A federal report on the Salinas Police Department showed areas of needed improvement to build better relationships between officers and the community.
A federal report released Tuesday on the Salinas Police Department showed areas of needed improvement to build better relationships between officers and the community.
The initial report by the U.S. Department of Justice’s Office of Community Oriented Policing Services outlines 61 findings and 110 recommendations to help Salinas police improve its policies and practices.
Noble Wray, chief of the office’s Policing Practices and Accountability Initiative, said the COPS office’s assessment had four key findings.
The department doesn’t regularly train officers to deal with people who have mental health issues, needs “major overhaul” in internal investigations, lacks a stable relationship with the community and has deficient internal communications, Wray said.
Wray gave an overview of the report during a news conference Tuesday at the city’s Community Center with Brian Stretch, acting U.S. Attorney for the Northern District of California, Salinas Mayor Joe Gunter and police Chief Kelly McMillin.
Gunter said:
“We’re willing to step up and improve whatever we have to do to serve the community.”
McMillin had requested the federal review of the department last year in response to civil unrest after four officer-involved shootings within a nearly four-month span in 2014:
“We believe our community deserves to see (the report) so they understand our challenges and have a seat at table to rebuild the Police Department.”
The Monterey County District Attorney’s Office didn’t charge any of the officers who shot the suspects in the four incidents.

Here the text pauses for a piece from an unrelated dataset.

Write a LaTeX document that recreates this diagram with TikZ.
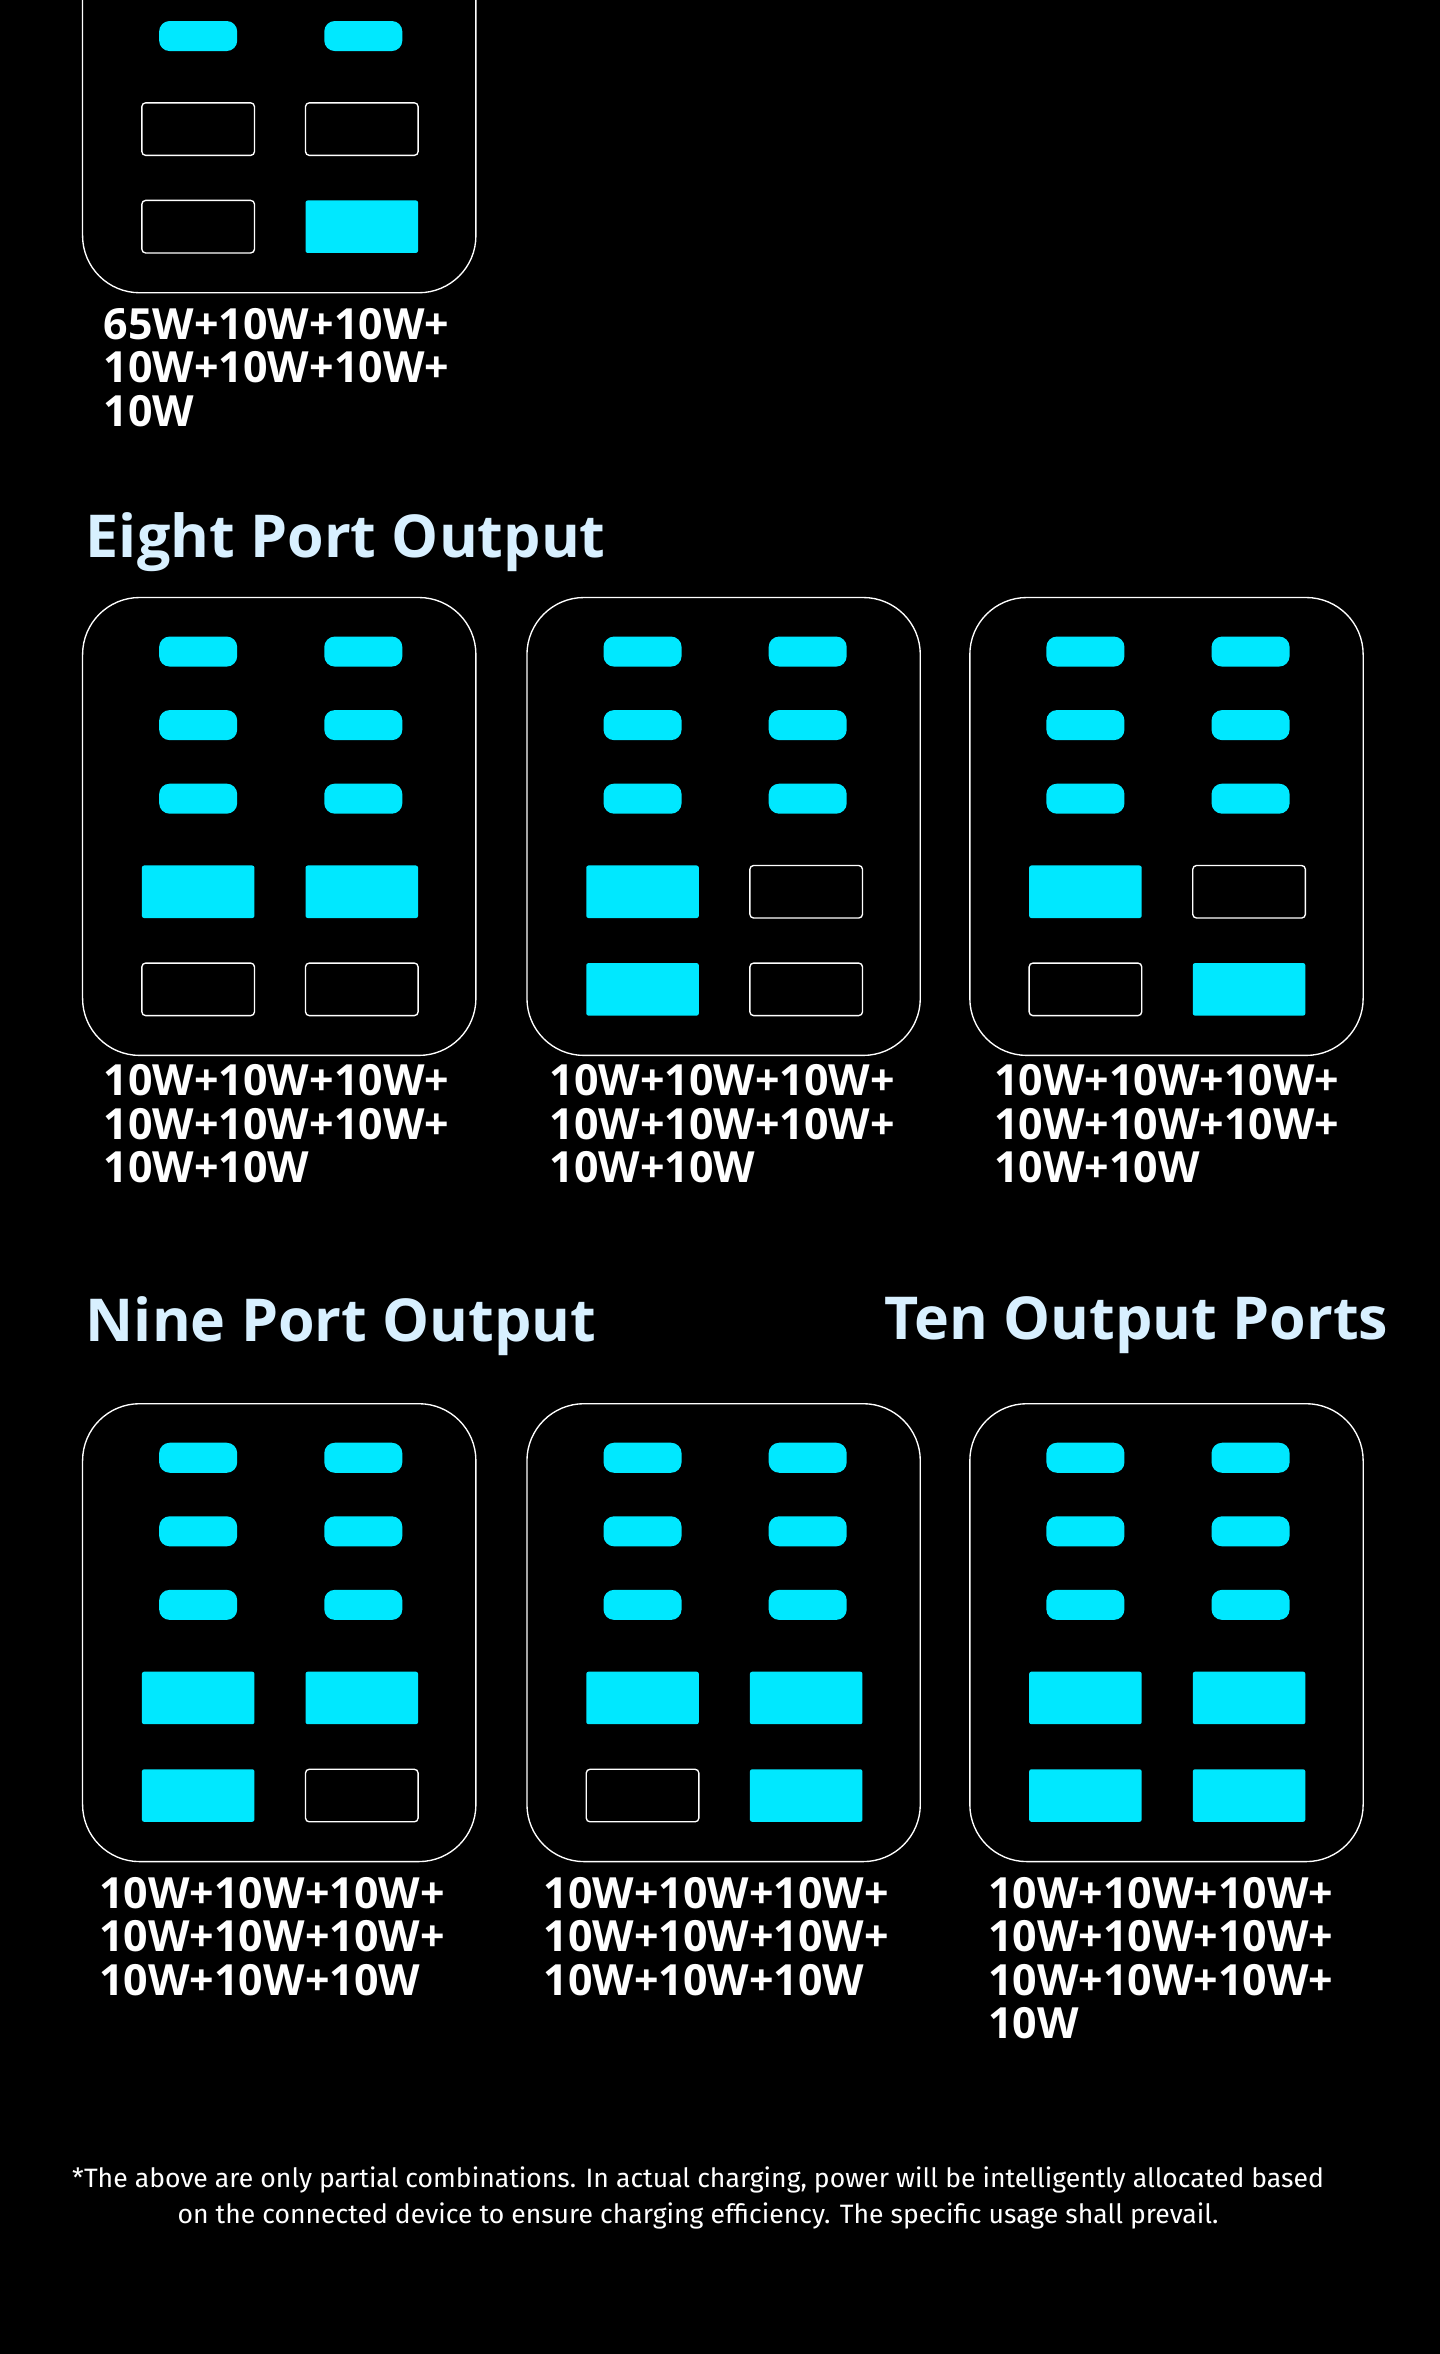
\documentclass[tikz,border=0pt]{standalone}
\usepackage{fontspec}
\setmainfont{Fira Sans}
\newfontfamily\labfont{Open Sans}
\begin{document}
\begin{tikzpicture}[x=1pt,y=-1pt,
  panel/.style={draw=white,line width=0.9pt,rounded corners=38pt},
  pill/.style={fill=portc,rounded corners=7pt},
  full/.style={fill=portc,rounded corners=1.5pt},
  empty/.style={draw=white,line width=0.9pt,rounded corners=2.5pt},
  lab/.style={anchor=north west,align=left,text=white,font=\labfont\fontsize{28.6}{29}\selectfont\bfseries,inner sep=0pt},
  head/.style={anchor=west,text=headc,font=\labfont\fontsize{39.4}{40}\selectfont\bfseries,inner sep=0pt}]
\definecolor{portc}{HTML}{00E8FF}
\definecolor{headc}{HTML}{D8F0FF}
\fill[black] (0,0) rectangle (959,1568);
\useasboundingbox (0,0) rectangle (959,1568);
\newcommand\mypanel[6]{%
  \draw[panel] (#1,#2) rectangle ++(262,305);
  \foreach \r in {36,85,134}{
    \fill[pill] (#1+51,#2+\r-10) rectangle ++(52,20);
    \fill[pill] (#1+161,#2+\r-10) rectangle ++(52,20);}
  \path[#3] (#1+39.5,#2+178.5) rectangle ++(75,35);
  \path[#4] (#1+148.5,#2+178.5) rectangle ++(75,35);
  \path[#5] (#1+39.5,#2+243.5) rectangle ++(75,35);
  \path[#6] (#1+148.5,#2+243.5) rectangle ++(75,35);}
\mypanel{55}{-110}{empty}{empty}{empty}{full}
\node[lab] (l0) at (69,205) {65W+10W+10W+\\10W+10W+10W+\\10W};
\node[head] (h8) at (57,361) {Eight Port Output};
\mypanel{55}{398}{full}{full}{empty}{empty}
\mypanel{351}{398}{full}{empty}{full}{empty}
\mypanel{646}{398}{full}{empty}{empty}{full}
\node[lab] (l1) at (69,709) {10W+10W+10W+\\10W+10W+10W+\\10W+10W};
\node[lab] (l2) at (366,709) {10W+10W+10W+\\10W+10W+10W+\\10W+10W};
\node[lab] (l3) at (662,709) {10W+10W+10W+\\10W+10W+10W+\\10W+10W};
\node[head] (h9) at (57,883) {Nine Port Output};
\node[head,anchor=east] (h10) at (925,883) {Ten Output Ports};
\mypanel{55}{935}{full}{full}{full}{empty}
\mypanel{351}{935}{full}{full}{empty}{full}
\mypanel{646}{935}{full}{full}{full}{full}
\node[lab] (l4) at (66,1250) {10W+10W+10W+\\10W+10W+10W+\\10W+10W+10W};
\node[lab] (l5) at (362,1250) {10W+10W+10W+\\10W+10W+10W+\\10W+10W+10W};
\node[lab] (l6) at (658,1250) {10W+10W+10W+\\10W+10W+10W+\\10W+10W+10W+\\10W};
\node[text=white,align=center,font=\fontsize{17.7}{24}\selectfont,inner sep=0pt] (fn) at (465,1464) {*The above are only partial combinations. In actual charging, power will be intelligently allocated based\\on the connected device to ensure charging efficiency. The specific usage shall prevail.};
\end{tikzpicture}
\end{document}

The report recommends the department build on transparency via the city’s Police/Community Advisory Committee, allow the community to contribute in training plans, provide annual de-escalation training and establish a use of force review committee, and have an external, independent investigation into all officer-involved shootings and in-custody deaths, Wray said.
The COPS office will provide another assessment in six months with a status report on implementing the recommendations, then will issue its final report a year later, according to Wray.

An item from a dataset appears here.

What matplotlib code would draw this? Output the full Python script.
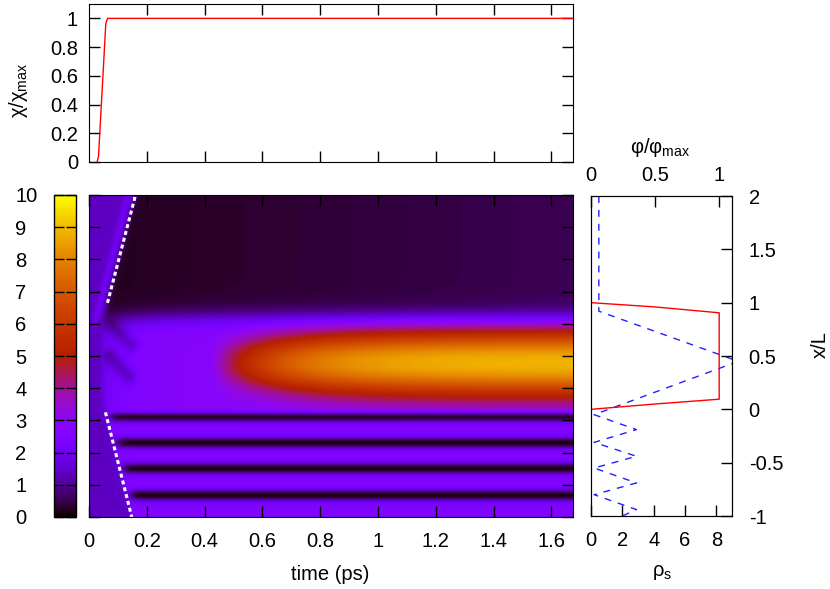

Along the way, the COPS office will provide resources to help implement the recommendations in the next 18 months, Wray said.
McMillin said:
“Some of what is in this report is new. Some of it, frankly, we disagree with. But much of it we could have written ourselves.”
The report showed no signs of racial bias during the “rare instances” when police used force, but there needed to be improvements in reporting such incidents, according to McMillin.

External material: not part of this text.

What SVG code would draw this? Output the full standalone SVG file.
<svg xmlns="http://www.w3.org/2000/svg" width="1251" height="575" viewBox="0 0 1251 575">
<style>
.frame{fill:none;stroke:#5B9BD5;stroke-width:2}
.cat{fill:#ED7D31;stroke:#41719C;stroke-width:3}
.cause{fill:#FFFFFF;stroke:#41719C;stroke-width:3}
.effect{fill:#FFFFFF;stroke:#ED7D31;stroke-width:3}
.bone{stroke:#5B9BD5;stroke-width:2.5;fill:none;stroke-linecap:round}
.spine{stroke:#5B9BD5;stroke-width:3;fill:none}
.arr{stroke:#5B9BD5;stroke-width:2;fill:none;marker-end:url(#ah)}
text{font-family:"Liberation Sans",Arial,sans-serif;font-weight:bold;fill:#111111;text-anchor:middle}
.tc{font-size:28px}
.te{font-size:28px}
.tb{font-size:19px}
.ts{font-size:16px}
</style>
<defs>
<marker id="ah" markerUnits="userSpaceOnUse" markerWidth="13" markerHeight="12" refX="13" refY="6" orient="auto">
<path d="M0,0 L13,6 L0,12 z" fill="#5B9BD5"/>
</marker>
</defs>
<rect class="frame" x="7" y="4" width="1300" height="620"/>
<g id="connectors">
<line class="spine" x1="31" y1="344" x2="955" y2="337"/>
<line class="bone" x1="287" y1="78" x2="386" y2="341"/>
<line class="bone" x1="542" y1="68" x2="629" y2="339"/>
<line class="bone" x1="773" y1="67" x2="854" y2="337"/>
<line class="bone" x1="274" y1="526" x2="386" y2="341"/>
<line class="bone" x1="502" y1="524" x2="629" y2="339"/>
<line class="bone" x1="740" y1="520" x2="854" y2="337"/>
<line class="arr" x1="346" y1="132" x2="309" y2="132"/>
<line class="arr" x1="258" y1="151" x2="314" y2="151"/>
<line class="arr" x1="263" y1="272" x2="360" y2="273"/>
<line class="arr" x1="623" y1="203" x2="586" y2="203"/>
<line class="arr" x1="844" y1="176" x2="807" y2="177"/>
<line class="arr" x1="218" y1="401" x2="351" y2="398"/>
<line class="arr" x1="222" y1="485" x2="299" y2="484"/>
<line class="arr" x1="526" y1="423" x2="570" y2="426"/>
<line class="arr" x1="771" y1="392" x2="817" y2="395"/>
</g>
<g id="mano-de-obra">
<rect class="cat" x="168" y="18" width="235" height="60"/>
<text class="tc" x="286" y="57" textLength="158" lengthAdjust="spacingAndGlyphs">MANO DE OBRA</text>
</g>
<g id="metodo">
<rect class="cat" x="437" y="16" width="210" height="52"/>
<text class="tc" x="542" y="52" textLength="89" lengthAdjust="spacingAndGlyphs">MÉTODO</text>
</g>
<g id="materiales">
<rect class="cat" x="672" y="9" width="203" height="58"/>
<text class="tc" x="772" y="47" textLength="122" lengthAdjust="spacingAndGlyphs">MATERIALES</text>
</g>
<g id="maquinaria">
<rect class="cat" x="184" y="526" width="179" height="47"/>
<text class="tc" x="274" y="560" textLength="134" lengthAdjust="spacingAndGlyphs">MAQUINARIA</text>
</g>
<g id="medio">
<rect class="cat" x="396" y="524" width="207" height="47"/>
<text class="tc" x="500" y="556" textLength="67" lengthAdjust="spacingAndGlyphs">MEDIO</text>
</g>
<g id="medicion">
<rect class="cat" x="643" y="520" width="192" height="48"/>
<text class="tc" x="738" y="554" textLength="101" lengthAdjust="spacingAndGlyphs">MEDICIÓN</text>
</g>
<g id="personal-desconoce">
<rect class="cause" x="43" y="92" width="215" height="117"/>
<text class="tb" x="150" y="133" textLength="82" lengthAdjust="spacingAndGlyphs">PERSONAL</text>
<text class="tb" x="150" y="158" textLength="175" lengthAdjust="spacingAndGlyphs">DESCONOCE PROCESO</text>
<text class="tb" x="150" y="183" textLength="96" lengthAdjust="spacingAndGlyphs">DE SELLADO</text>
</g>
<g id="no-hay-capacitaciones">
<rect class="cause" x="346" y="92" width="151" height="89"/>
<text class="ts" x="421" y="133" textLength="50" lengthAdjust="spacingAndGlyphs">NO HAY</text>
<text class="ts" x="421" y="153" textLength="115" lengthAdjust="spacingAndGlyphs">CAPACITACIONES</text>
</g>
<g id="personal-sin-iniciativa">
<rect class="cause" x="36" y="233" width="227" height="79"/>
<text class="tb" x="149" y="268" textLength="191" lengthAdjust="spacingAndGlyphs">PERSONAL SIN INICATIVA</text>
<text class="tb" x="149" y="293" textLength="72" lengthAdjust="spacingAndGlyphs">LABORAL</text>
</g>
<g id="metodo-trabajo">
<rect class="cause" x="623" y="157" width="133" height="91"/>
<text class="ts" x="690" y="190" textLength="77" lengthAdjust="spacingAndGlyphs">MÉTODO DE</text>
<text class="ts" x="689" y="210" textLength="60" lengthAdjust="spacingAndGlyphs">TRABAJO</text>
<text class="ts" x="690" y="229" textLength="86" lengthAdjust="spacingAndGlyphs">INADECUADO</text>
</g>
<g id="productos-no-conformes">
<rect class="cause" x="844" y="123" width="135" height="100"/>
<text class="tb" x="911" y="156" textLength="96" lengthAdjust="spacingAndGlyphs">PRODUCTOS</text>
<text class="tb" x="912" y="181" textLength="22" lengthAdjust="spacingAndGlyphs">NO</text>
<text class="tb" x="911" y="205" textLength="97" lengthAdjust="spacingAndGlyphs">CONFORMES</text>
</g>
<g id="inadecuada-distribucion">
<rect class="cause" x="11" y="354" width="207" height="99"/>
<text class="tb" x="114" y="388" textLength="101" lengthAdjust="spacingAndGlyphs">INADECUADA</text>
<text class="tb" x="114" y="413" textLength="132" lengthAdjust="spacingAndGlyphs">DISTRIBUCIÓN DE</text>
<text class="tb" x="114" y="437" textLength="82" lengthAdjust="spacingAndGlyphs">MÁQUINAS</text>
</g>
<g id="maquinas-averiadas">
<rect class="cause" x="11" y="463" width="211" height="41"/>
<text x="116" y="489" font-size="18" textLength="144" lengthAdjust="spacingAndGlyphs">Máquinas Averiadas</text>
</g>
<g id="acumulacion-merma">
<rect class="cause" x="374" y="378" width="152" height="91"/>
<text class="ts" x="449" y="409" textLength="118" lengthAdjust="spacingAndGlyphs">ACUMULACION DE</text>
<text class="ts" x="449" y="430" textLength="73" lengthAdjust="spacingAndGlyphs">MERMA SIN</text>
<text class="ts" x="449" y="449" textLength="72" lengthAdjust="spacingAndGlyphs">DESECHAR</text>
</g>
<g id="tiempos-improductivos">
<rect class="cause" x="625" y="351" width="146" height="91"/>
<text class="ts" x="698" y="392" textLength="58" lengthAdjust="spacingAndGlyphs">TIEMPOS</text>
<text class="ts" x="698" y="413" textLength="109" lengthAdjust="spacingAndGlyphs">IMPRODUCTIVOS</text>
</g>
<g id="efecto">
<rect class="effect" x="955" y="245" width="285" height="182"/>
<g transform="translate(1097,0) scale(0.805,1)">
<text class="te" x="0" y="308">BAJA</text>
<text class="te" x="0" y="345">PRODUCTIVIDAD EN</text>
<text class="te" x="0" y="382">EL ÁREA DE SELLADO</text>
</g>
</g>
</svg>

Despite the department’s long struggle with understaffing issues and lack of resources that has prevented officers from interacting with the community, McMillin pointed out efforts that were not highlighted in the report.
There are a number of structured meetings to increase internal communications between commanders, supervisors and officers, the chief said.
The department was one of the first across the country to train its officers in legitimacy and procedural justice, which is the first pillar in a report by the President’s Task Force on 21st Century Policing, McMillin said.
The goal after the COPS office finishes its assessment is to make sure policing and community policing are one in the same, McMillin said.
An assessment team from the Institute for Intergovernmental Relations helped compile the assessment and will monitor reforms made within Salinas police, according to the report.
COPS director and former East Palo Alto police Chief Ronald Davis said in a statement:
“Through the implementation of the report recommendations, I am confident the Salinas Police Department will see great improvement to its agency. … The recommendations presented today benefit not only this department, but can serve as a guide for other police agencies across the country.”
The COPS office was formed in 2011 and is conducting a collaborative review in other cities including San Francisco, Calexico, Philadelphia, and Spokane, Washington.